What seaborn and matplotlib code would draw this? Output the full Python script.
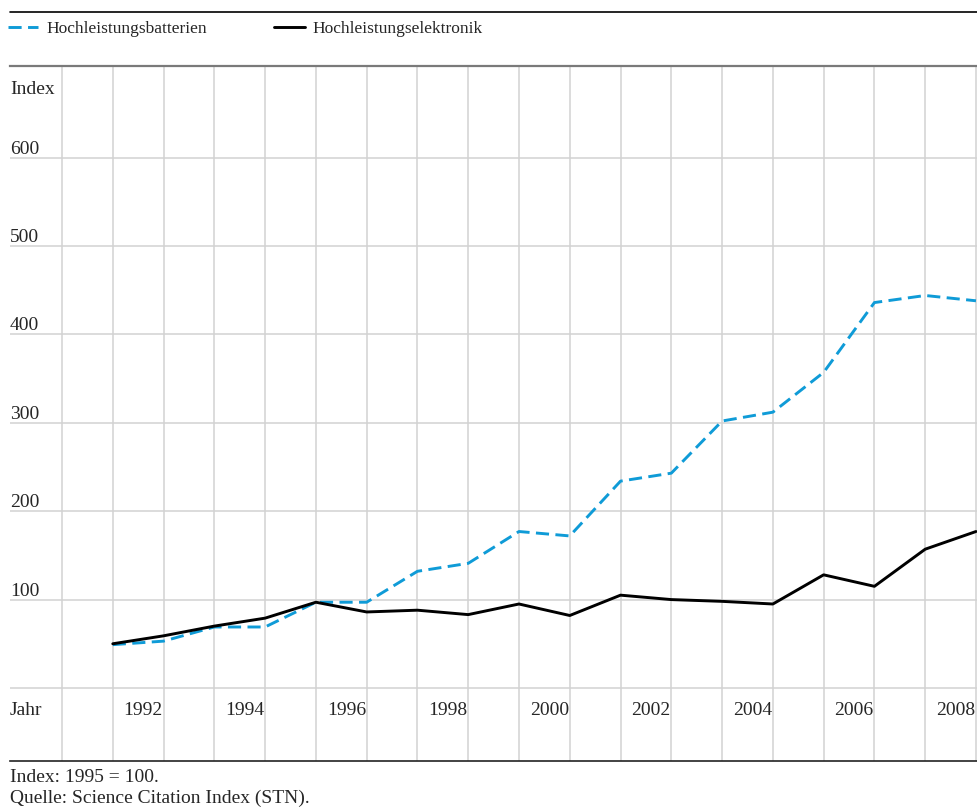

————————

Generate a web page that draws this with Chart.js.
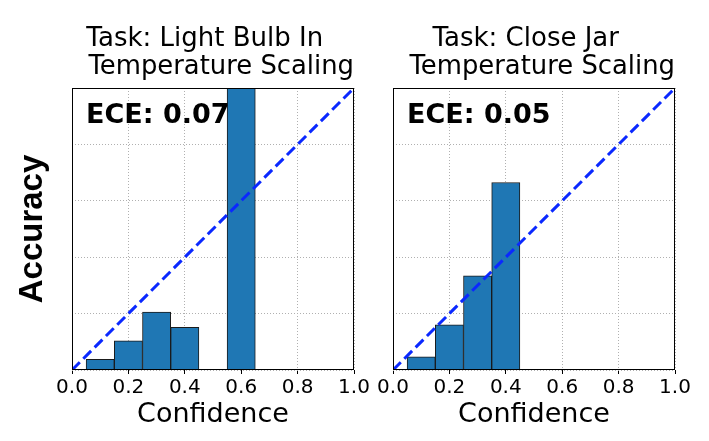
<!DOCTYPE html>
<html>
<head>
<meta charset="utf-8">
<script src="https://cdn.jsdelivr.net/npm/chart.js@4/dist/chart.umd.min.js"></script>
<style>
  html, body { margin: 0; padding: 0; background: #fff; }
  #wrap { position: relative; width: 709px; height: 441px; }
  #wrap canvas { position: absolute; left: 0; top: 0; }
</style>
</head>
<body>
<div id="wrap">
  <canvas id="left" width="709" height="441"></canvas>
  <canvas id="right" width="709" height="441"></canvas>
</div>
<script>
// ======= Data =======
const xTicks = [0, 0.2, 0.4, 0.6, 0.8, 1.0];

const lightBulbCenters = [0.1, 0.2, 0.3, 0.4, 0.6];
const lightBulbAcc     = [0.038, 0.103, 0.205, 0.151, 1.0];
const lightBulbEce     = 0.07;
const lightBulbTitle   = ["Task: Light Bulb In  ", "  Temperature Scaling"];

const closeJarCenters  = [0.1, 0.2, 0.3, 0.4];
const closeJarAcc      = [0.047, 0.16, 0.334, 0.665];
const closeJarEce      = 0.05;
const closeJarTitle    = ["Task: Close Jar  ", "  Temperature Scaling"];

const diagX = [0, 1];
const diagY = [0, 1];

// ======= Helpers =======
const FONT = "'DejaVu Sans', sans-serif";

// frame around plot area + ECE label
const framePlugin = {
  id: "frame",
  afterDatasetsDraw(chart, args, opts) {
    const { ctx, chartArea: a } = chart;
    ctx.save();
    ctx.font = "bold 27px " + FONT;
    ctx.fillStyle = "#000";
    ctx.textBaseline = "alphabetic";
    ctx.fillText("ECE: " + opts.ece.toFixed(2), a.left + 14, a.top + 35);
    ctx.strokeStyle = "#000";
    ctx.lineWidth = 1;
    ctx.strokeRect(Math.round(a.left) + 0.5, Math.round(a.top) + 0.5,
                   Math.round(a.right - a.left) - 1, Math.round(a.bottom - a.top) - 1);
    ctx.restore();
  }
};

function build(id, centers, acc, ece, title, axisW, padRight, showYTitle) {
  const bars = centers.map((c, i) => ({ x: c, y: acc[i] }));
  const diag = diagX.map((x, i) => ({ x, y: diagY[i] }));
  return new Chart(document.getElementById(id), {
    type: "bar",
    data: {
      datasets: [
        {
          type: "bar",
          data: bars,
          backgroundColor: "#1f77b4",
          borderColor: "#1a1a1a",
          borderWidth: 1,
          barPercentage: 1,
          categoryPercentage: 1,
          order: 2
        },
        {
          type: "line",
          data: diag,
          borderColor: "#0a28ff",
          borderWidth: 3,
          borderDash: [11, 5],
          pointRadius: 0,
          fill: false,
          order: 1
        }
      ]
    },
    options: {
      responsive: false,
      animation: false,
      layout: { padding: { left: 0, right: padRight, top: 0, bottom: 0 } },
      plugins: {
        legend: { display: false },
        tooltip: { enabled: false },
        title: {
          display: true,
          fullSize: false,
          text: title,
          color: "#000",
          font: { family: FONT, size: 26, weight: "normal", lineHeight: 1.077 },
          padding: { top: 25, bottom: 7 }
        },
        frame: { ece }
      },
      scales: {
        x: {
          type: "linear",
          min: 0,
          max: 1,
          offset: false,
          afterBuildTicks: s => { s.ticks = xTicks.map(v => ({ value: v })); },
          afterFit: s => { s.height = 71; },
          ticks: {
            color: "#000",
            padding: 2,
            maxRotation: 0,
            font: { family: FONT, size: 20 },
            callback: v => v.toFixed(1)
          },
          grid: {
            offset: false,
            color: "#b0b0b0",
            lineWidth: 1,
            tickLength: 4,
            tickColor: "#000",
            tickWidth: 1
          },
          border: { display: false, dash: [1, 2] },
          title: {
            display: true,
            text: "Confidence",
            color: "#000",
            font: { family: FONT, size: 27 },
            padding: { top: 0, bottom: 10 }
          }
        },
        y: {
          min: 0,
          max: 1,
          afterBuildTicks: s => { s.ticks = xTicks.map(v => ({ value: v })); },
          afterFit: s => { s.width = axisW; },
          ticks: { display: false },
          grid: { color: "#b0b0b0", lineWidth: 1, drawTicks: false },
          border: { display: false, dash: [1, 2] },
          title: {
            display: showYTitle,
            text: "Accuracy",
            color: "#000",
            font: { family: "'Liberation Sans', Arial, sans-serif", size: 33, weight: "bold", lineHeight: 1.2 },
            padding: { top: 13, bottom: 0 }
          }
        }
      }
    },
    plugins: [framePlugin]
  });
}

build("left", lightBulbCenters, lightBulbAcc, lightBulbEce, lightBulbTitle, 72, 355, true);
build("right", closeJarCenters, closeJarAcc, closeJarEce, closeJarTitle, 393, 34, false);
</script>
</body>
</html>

————————

> WHAT IS EXPECTED
Search the entries for the string "script" and collect each line that has it.

> EXPECTED ANSWER
What seaborn and matplotlib code would draw this? Output the full Python script.
<script src="https://cdn.jsdelivr.net/npm/chart.js@4/dist/chart.umd.min.js"></script>
<script>
</script>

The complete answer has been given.